VA may relocate psychiatric beds

Leavenworth services would shift to Topeka

A proposal to move inpatient psychiatric services for veterans from Leavenworth to Topeka may come to a head during a meeting next week in Lawrence.

The move concerns some veterans advocacy groups as well as Veterans Administration union employees.

“Our problem is that Topeka has a need for more psychiatric beds, but Leavenworth has a need for the beds as well,” said Sandy Bond, president of National Federation of Federal Employees Local 1765. “That’s very unfair for our veterans who have those needs.”

But moving the 14 beds from Leavenworth’s Dwight D. Eisenhower Veterans Administration Medical Center to Topeka’s Colmery-O’Neil VA Medical Center would be a move of efficiency, said Jim Gleisberg, public affairs officer for Eastern Kansas Health Care System, the management firm that oversees the two medical centers.

“We can increase and provide better services in Topeka. That’s the bottom line,” Gleisberg said.

The VA is going to need as many psychiatric inpatient centers as it can get as more veterans return from the Iraq war with mental problems such as post-traumatic stress disorder, said Harvey Nicholson, a Lawrence area service representative for Kansas Vietnam Veterans of America.

“We don’t know what is going to happen,” Nicholson said. “If you think PTSD was bad in Vietnam, I think it is going to be our No. 1 biggest problem from the fallout of this war.”

An advisory board formed a few years ago by Eastern Kansas Health Care will meet Wednesday afternoon at the Lawrence Public Library, 707 Vt., to discuss the psychiatric bed issue. It is possible a vote will be taken, Gleisberg said. A final decision will then be made by Eastern Kansas Health Care and Veterans Integrated Service Network Division 15. The meeting is not open to the public.

Serving on the advisory board are union representatives including Bond, representatives of veterans organizations such as the American Legion and Veterans of Foreign Wars, and others. Also serving on the board are members of the staffs of Kansas’ congressional delegation.

The advisory board decided a few years ago to move the inpatient service to Topeka, but nothing was done, Gleisberg said. Because of a continuing budget crunch, the issue is being revisited, he said.

That decision was made after a VA cost and efficiency study conducted a few years ago recommended combining the two services at Topeka. Because of the publication of that recommendation, it has been difficult to recruit nurses at Leavenworth, Bond said. Gleisberg didn’t disagree.

Leavenworth at one time had 21 beds for inpatient psychiatric services. It has since been cut to 14 because of a lack of available nurses for hire in the Kansas City area, Gleisberg said. Bond noted another recent order that the beds be cut to 10 as of Jan. 1.

“In Leavenworth, 75 to 80 percent of the patients we treat have a psychiatric diagnosis, so for them to say we don’t need inpatient psychiatric beds in Leavenworth is ludicrous,” Bond said.

Topeka has a capacity for nearly 80 beds in its psychiatric center, Gleisberg said.
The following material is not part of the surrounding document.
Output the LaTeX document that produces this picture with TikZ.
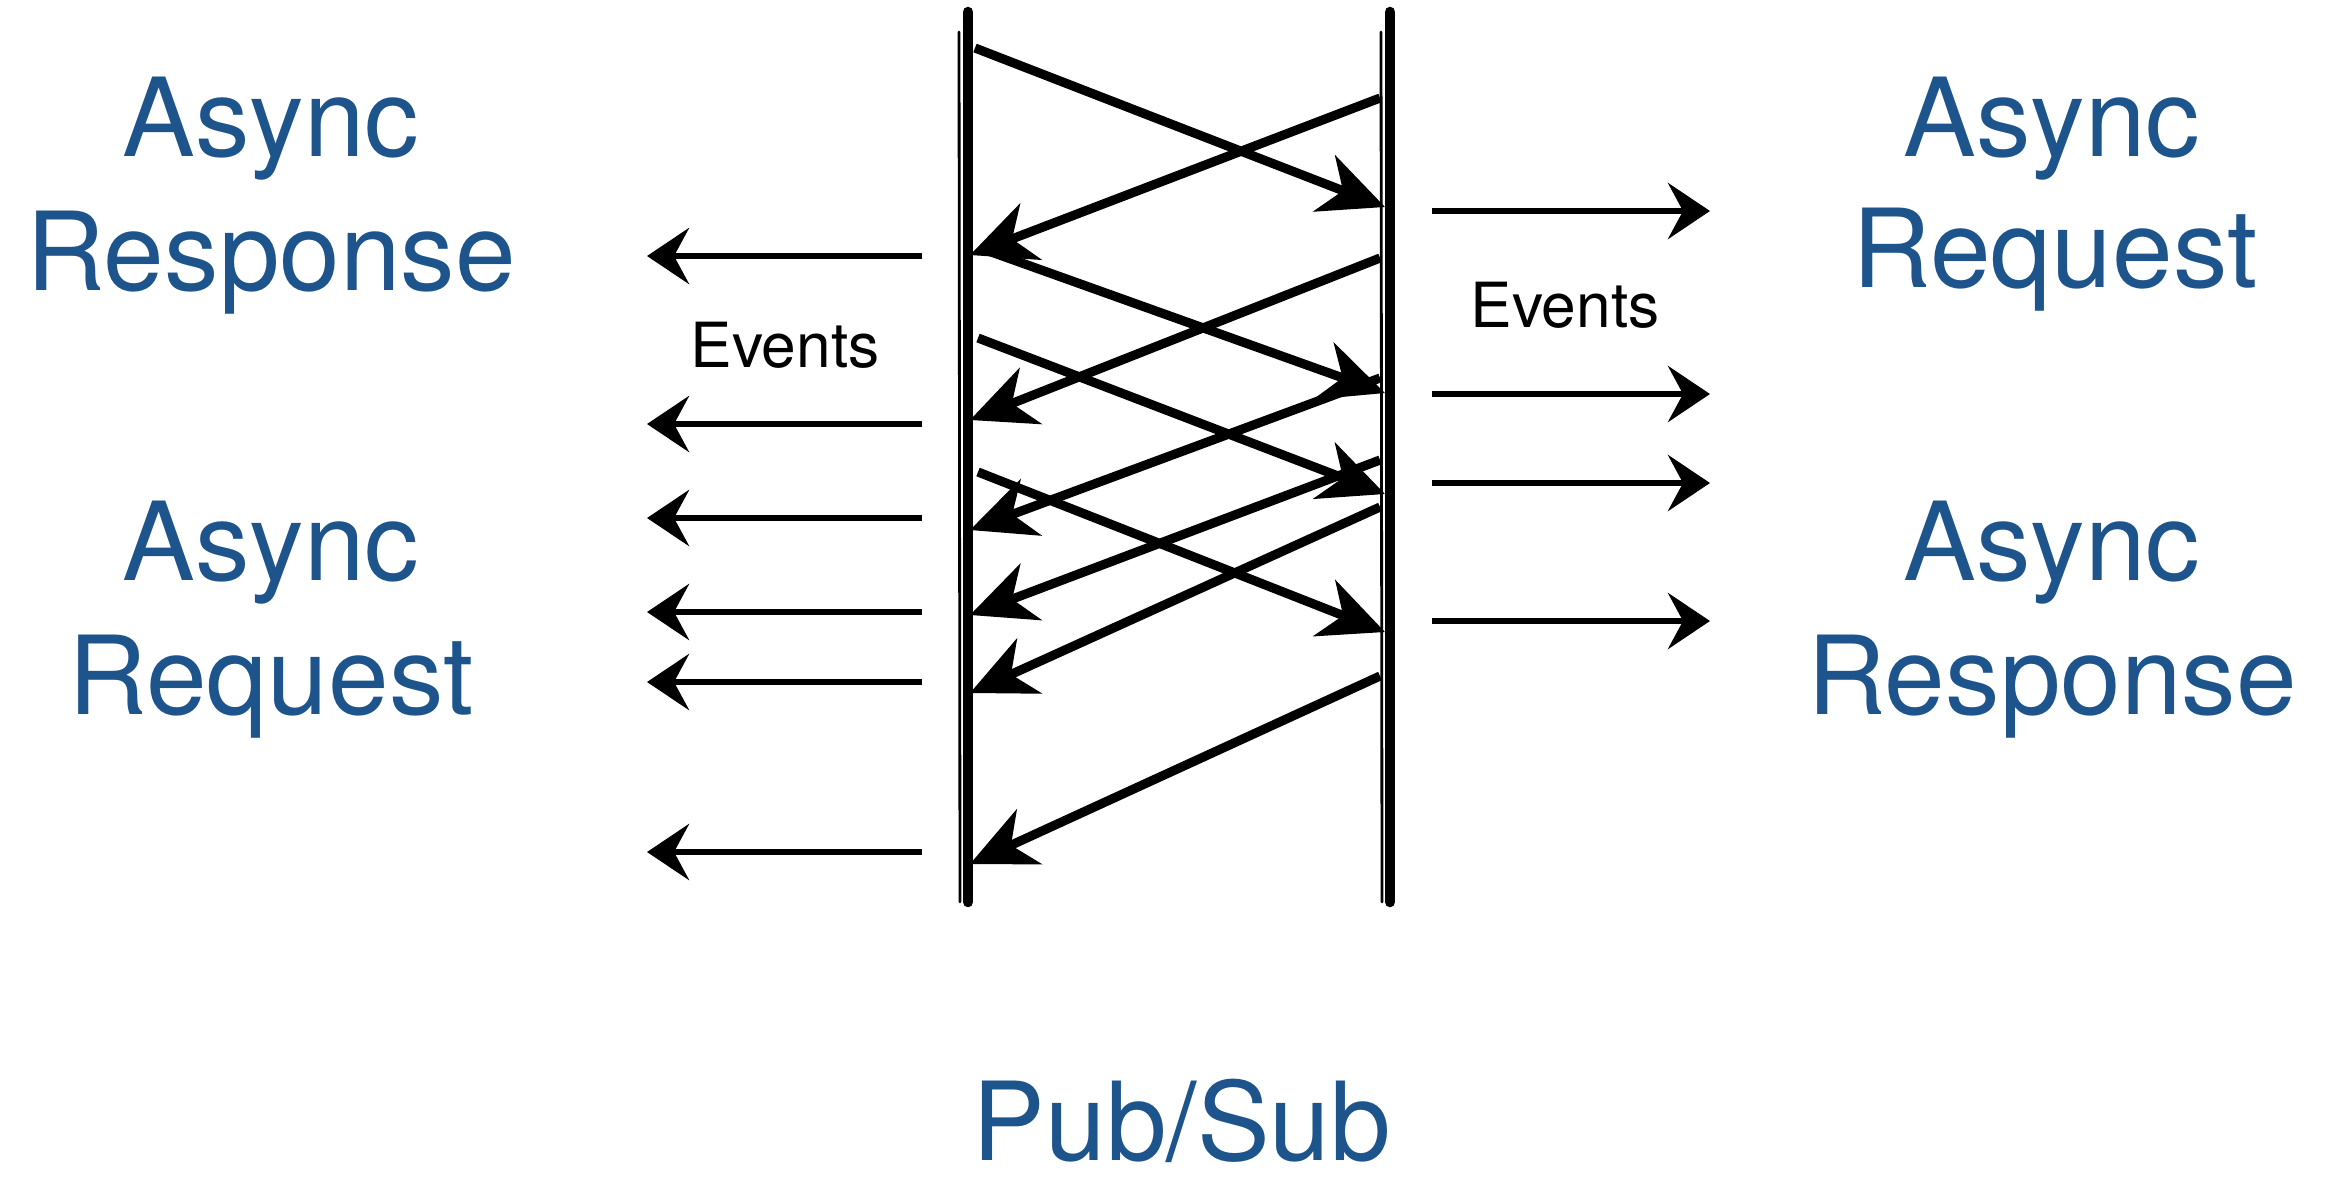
\documentclass[tikz,border=0pt]{standalone}
\usepackage{fontspec}
\setmainfont{TeX Gyre Heros}
\usetikzlibrary{arrows.meta}
\definecolor{kblue}{RGB}{30,84,140}
\begin{document}
\begin{tikzpicture}[x=0.01cm,y=-0.01cm,
  bigtxt/.style={text=kblue,font=\fontsize{31}{37}\selectfont,anchor=base,inner sep=0pt},
  evtxt/.style={font=\fontsize{17.7}{21}\selectfont,anchor=base,inner sep=0pt},
  rail/.style={line width=3pt,line cap=round},
  railthin/.style={line width=0.8pt,line cap=round},
  diag/.style={line width=2.6pt,-{Stealth[length=0.65cm,width=0.6cm,inset=0.2cm]}},
  horiz/.style={line width=1.8pt,-{Stealth[length=0.42cm,width=0.56cm,inset=0.15cm]}}]
\useasboundingbox (0,0) rectangle (2331,1184);

% labels
\node[bigtxt] (lresp1) at (271,156) {Async};
\node[bigtxt] (lresp2) at (271,290) {Response};
\node[bigtxt] (lreq1) at (271,580) {Async};
\node[bigtxt] (lreq2) at (271,714) {Request};
\node[bigtxt] (rreq1) at (2052,156) {Async};
\node[bigtxt] (rreq2) at (2055,287) {Request};
\node[bigtxt] (rresp1) at (2052,580) {Async};
\node[bigtxt] (rresp2) at (2052,714) {Response};
\node[bigtxt] (pubsub) at (1182,1160) {Pub/Sub};
\node[evtxt] (evl) at (785,367) {Events};
\node[evtxt] (evr) at (1565,327) {Events};

% rails
\coordinate (Lt) at (968,12);
\coordinate (Lb) at (968,902);
\coordinate (Rt) at (1390,12);
\coordinate (Rb) at (1390,902);
\draw[rail] (Lt) -- (Lb);
\draw[rail] (Rt) -- (Rb);
\draw[railthin] ([xshift=-0.09cm,yshift=-0.2cm]Lt) -- ([xshift=-0.08cm]Lb);
\draw[railthin] ([xshift=-0.09cm,yshift=-0.2cm]Rt) -- ([xshift=-0.08cm]Rb);

% diagonal arrows
\coordinate (d1s) at (975,48);   \coordinate (d1e) at (1385,207);
\coordinate (d2s) at (1380,98);  \coordinate (d2e) at (970,255);
\coordinate (d3s) at (980,248);  \coordinate (d3e) at (1385,393);
\coordinate (d4s) at (1380,258); \coordinate (d4e) at (970,420);
\coordinate (d5s) at (978,338);  \coordinate (d5e) at (1385,494);
\coordinate (d6s) at (1380,378); \coordinate (d6e) at (970,530);
\coordinate (d7s) at (978,472);  \coordinate (d7e) at (1385,632);
\coordinate (d8s) at (1380,460); \coordinate (d8e) at (970,615);
\coordinate (d9s) at (1380,507); \coordinate (d9e) at (970,693);
\coordinate (d10s) at (1380,676); \coordinate (d10e) at (970,864);
\foreach \i in {1,...,10} {
  \draw[diag] (d\i s) -- (d\i e);
}

% left horizontal arrows
\foreach \n/\y in {1/256,2/424,3/518,4/612,5/682,6/852} {
  \coordinate (hl\n s) at (922,\y);
  \coordinate (hl\n e) at (647,\y);
  \draw[horiz] (hl\n s) -- (hl\n e);
}
% right horizontal arrows
\foreach \n/\y in {1/211,2/394,3/483,4/621} {
  \coordinate (hr\n s) at (1432,\y);
  \coordinate (hr\n e) at (1710,\y);
  \draw[horiz] (hr\n s) -- (hr\n e);
}
\end{tikzpicture}
\end{document}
About 40 of them are now being used, he said.

If a vote comes up next week it is unclear how the American Legion will vote, said Chuck Yunker, chief administrator for the legion’s state command office in Topeka. He said he had not discussed the matter with the legion’s representative lately. If it is approved, Yunker said he wouldn’t necessarily agree with it.

“You’d like to see more facilities, but they are moving beds, not eliminating them,” Yunker said.

It also wasn’t clear how Democratic Congressman Dennis Moore would want his representative to vote, said Rebecca Black, a spokeswoman in his Overland Park office. Moore’s staff expected Wednesday’s meeting to be an informative one with the issue to be discussed before a vote might be taken later, she said.

A call to Republican U.S. Rep. Jim Ryun’s office in Washington, D.C., was not returned. Ryun represents the western half of Lawrence and Douglas County, and Moore represents the eastern half.